▸ **Task description**:
Give the data below again exactly as it stands. Omit the pictures.
====== Data section ======
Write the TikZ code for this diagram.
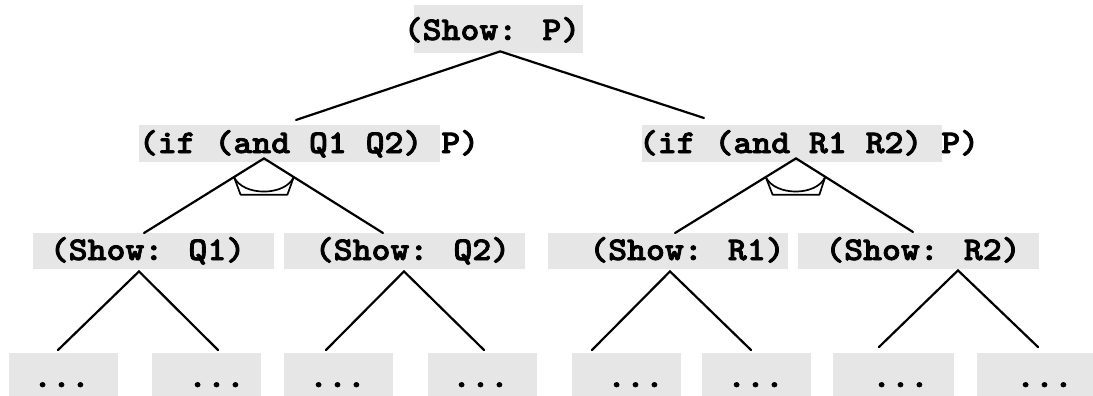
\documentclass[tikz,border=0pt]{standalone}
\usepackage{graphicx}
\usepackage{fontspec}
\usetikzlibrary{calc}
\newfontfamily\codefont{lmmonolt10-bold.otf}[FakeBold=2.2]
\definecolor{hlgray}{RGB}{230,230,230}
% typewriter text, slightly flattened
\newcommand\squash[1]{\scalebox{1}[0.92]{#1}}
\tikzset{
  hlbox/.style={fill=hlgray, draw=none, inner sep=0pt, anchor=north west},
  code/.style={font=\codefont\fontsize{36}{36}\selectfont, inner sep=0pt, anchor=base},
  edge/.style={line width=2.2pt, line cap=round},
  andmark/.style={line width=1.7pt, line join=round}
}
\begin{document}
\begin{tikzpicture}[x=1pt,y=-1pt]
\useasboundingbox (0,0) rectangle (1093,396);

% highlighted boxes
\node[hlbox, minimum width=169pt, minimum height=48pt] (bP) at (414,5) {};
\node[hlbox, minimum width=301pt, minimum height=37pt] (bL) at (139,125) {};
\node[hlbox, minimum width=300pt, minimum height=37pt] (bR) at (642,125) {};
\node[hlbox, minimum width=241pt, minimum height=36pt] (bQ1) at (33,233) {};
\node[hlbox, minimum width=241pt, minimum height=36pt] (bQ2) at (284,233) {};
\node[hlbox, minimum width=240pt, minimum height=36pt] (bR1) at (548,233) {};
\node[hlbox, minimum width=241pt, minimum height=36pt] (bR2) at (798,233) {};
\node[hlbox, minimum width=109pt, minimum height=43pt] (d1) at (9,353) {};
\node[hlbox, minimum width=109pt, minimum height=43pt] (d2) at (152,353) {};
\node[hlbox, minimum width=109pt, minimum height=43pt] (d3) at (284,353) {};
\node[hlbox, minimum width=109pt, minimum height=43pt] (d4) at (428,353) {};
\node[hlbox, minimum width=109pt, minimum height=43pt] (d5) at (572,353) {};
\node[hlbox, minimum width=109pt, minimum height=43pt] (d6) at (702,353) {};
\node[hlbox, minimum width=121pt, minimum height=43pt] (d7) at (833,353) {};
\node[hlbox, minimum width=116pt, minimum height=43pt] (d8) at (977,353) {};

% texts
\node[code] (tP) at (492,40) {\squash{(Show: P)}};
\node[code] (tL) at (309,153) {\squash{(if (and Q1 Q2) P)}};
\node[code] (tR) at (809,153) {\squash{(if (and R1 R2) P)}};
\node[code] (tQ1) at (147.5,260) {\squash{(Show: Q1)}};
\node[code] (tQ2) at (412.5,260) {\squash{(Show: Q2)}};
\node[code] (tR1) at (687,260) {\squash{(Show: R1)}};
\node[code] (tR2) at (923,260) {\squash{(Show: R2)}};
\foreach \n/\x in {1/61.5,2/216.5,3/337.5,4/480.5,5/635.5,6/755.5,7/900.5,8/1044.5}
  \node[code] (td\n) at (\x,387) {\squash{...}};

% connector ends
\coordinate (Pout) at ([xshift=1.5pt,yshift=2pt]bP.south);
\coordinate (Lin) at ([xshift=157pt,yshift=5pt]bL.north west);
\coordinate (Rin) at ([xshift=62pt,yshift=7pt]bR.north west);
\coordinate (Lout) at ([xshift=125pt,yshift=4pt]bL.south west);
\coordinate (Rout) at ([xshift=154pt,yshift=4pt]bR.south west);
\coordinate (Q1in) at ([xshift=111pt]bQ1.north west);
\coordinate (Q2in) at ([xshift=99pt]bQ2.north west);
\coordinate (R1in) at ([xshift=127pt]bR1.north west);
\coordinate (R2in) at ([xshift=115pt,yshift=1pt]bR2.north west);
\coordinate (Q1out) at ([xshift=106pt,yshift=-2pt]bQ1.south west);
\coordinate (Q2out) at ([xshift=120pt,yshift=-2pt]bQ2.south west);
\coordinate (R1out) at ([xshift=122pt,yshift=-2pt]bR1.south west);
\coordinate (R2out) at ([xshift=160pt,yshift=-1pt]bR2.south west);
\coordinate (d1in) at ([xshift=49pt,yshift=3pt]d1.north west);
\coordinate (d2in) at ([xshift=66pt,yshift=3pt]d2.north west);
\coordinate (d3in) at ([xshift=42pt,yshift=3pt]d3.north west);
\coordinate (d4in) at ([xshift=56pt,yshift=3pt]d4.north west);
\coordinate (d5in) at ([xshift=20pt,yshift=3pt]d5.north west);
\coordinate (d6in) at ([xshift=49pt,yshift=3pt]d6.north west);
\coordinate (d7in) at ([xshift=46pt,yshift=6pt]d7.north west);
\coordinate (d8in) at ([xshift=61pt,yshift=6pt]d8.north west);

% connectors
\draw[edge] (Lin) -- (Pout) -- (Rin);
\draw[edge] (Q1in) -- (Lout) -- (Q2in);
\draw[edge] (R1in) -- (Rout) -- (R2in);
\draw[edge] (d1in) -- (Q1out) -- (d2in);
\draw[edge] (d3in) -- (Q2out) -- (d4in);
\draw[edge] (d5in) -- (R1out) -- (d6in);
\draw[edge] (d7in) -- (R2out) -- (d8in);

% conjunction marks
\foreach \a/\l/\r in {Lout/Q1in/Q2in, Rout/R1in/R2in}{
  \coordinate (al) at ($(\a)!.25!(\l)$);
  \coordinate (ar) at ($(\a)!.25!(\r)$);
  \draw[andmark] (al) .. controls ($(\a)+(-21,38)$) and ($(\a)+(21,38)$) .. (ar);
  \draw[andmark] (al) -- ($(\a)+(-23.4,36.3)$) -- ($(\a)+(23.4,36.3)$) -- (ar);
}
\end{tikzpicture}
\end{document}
======
▸ **Complete answer**:
Write the TikZ code for this diagram.
\documentclass[tikz,border=0pt]{standalone}
\usepackage{graphicx}
\usepackage{fontspec}
\usetikzlibrary{calc}
\newfontfamily\codefont{lmmonolt10-bold.otf}[FakeBold=2.2]
\definecolor{hlgray}{RGB}{230,230,230}
% typewriter text, slightly flattened
\newcommand\squash[1]{\scalebox{1}[0.92]{#1}}
\tikzset{
  hlbox/.style={fill=hlgray, draw=none, inner sep=0pt, anchor=north west},
  code/.style={font=\codefont\fontsize{36}{36}\selectfont, inner sep=0pt, anchor=base},
  edge/.style={line width=2.2pt, line cap=round},
  andmark/.style={line width=1.7pt, line join=round}
}
\begin{document}
\begin{tikzpicture}[x=1pt,y=-1pt]
\useasboundingbox (0,0) rectangle (1093,396);

% highlighted boxes
\node[hlbox, minimum width=169pt, minimum height=48pt] (bP) at (414,5) {};
\node[hlbox, minimum width=301pt, minimum height=37pt] (bL) at (139,125) {};
\node[hlbox, minimum width=300pt, minimum height=37pt] (bR) at (642,125) {};
\node[hlbox, minimum width=241pt, minimum height=36pt] (bQ1) at (33,233) {};
\node[hlbox, minimum width=241pt, minimum height=36pt] (bQ2) at (284,233) {};
\node[hlbox, minimum width=240pt, minimum height=36pt] (bR1) at (548,233) {};
\node[hlbox, minimum width=241pt, minimum height=36pt] (bR2) at (798,233) {};
\node[hlbox, minimum width=109pt, minimum height=43pt] (d1) at (9,353) {};
\node[hlbox, minimum width=109pt, minimum height=43pt] (d2) at (152,353) {};
\node[hlbox, minimum width=109pt, minimum height=43pt] (d3) at (284,353) {};
\node[hlbox, minimum width=109pt, minimum height=43pt] (d4) at (428,353) {};
\node[hlbox, minimum width=109pt, minimum height=43pt] (d5) at (572,353) {};
\node[hlbox, minimum width=109pt, minimum height=43pt] (d6) at (702,353) {};
\node[hlbox, minimum width=121pt, minimum height=43pt] (d7) at (833,353) {};
\node[hlbox, minimum width=116pt, minimum height=43pt] (d8) at (977,353) {};

% texts
\node[code] (tP) at (492,40) {\squash{(Show: P)}};
\node[code] (tL) at (309,153) {\squash{(if (and Q1 Q2) P)}};
\node[code] (tR) at (809,153) {\squash{(if (and R1 R2) P)}};
\node[code] (tQ1) at (147.5,260) {\squash{(Show: Q1)}};
\node[code] (tQ2) at (412.5,260) {\squash{(Show: Q2)}};
\node[code] (tR1) at (687,260) {\squash{(Show: R1)}};
\node[code] (tR2) at (923,260) {\squash{(Show: R2)}};
\foreach \n/\x in {1/61.5,2/216.5,3/337.5,4/480.5,5/635.5,6/755.5,7/900.5,8/1044.5}
  \node[code] (td\n) at (\x,387) {\squash{...}};

% connector ends
\coordinate (Pout) at ([xshift=1.5pt,yshift=2pt]bP.south);
\coordinate (Lin) at ([xshift=157pt,yshift=5pt]bL.north west);
\coordinate (Rin) at ([xshift=62pt,yshift=7pt]bR.north west);
\coordinate (Lout) at ([xshift=125pt,yshift=4pt]bL.south west);
\coordinate (Rout) at ([xshift=154pt,yshift=4pt]bR.south west);
\coordinate (Q1in) at ([xshift=111pt]bQ1.north west);
\coordinate (Q2in) at ([xshift=99pt]bQ2.north west);
\coordinate (R1in) at ([xshift=127pt]bR1.north west);
\coordinate (R2in) at ([xshift=115pt,yshift=1pt]bR2.north west);
\coordinate (Q1out) at ([xshift=106pt,yshift=-2pt]bQ1.south west);
\coordinate (Q2out) at ([xshift=120pt,yshift=-2pt]bQ2.south west);
\coordinate (R1out) at ([xshift=122pt,yshift=-2pt]bR1.south west);
\coordinate (R2out) at ([xshift=160pt,yshift=-1pt]bR2.south west);
\coordinate (d1in) at ([xshift=49pt,yshift=3pt]d1.north west);
\coordinate (d2in) at ([xshift=66pt,yshift=3pt]d2.north west);
\coordinate (d3in) at ([xshift=42pt,yshift=3pt]d3.north west);
\coordinate (d4in) at ([xshift=56pt,yshift=3pt]d4.north west);
\coordinate (d5in) at ([xshift=20pt,yshift=3pt]d5.north west);
\coordinate (d6in) at ([xshift=49pt,yshift=3pt]d6.north west);
\coordinate (d7in) at ([xshift=46pt,yshift=6pt]d7.north west);
\coordinate (d8in) at ([xshift=61pt,yshift=6pt]d8.north west);

% connectors
\draw[edge] (Lin) -- (Pout) -- (Rin);
\draw[edge] (Q1in) -- (Lout) -- (Q2in);
\draw[edge] (R1in) -- (Rout) -- (R2in);
\draw[edge] (d1in) -- (Q1out) -- (d2in);
\draw[edge] (d3in) -- (Q2out) -- (d4in);
\draw[edge] (d5in) -- (R1out) -- (d6in);
\draw[edge] (d7in) -- (R2out) -- (d8in);

% conjunction marks
\foreach \a/\l/\r in {Lout/Q1in/Q2in, Rout/R1in/R2in}{
  \coordinate (al) at ($(\a)!.25!(\l)$);
  \coordinate (ar) at ($(\a)!.25!(\r)$);
  \draw[andmark] (al) .. controls ($(\a)+(-21,38)$) and ($(\a)+(21,38)$) .. (ar);
  \draw[andmark] (al) -- ($(\a)+(-23.4,36.3)$) -- ($(\a)+(23.4,36.3)$) -- (ar);
}
\end{tikzpicture}
\end{document}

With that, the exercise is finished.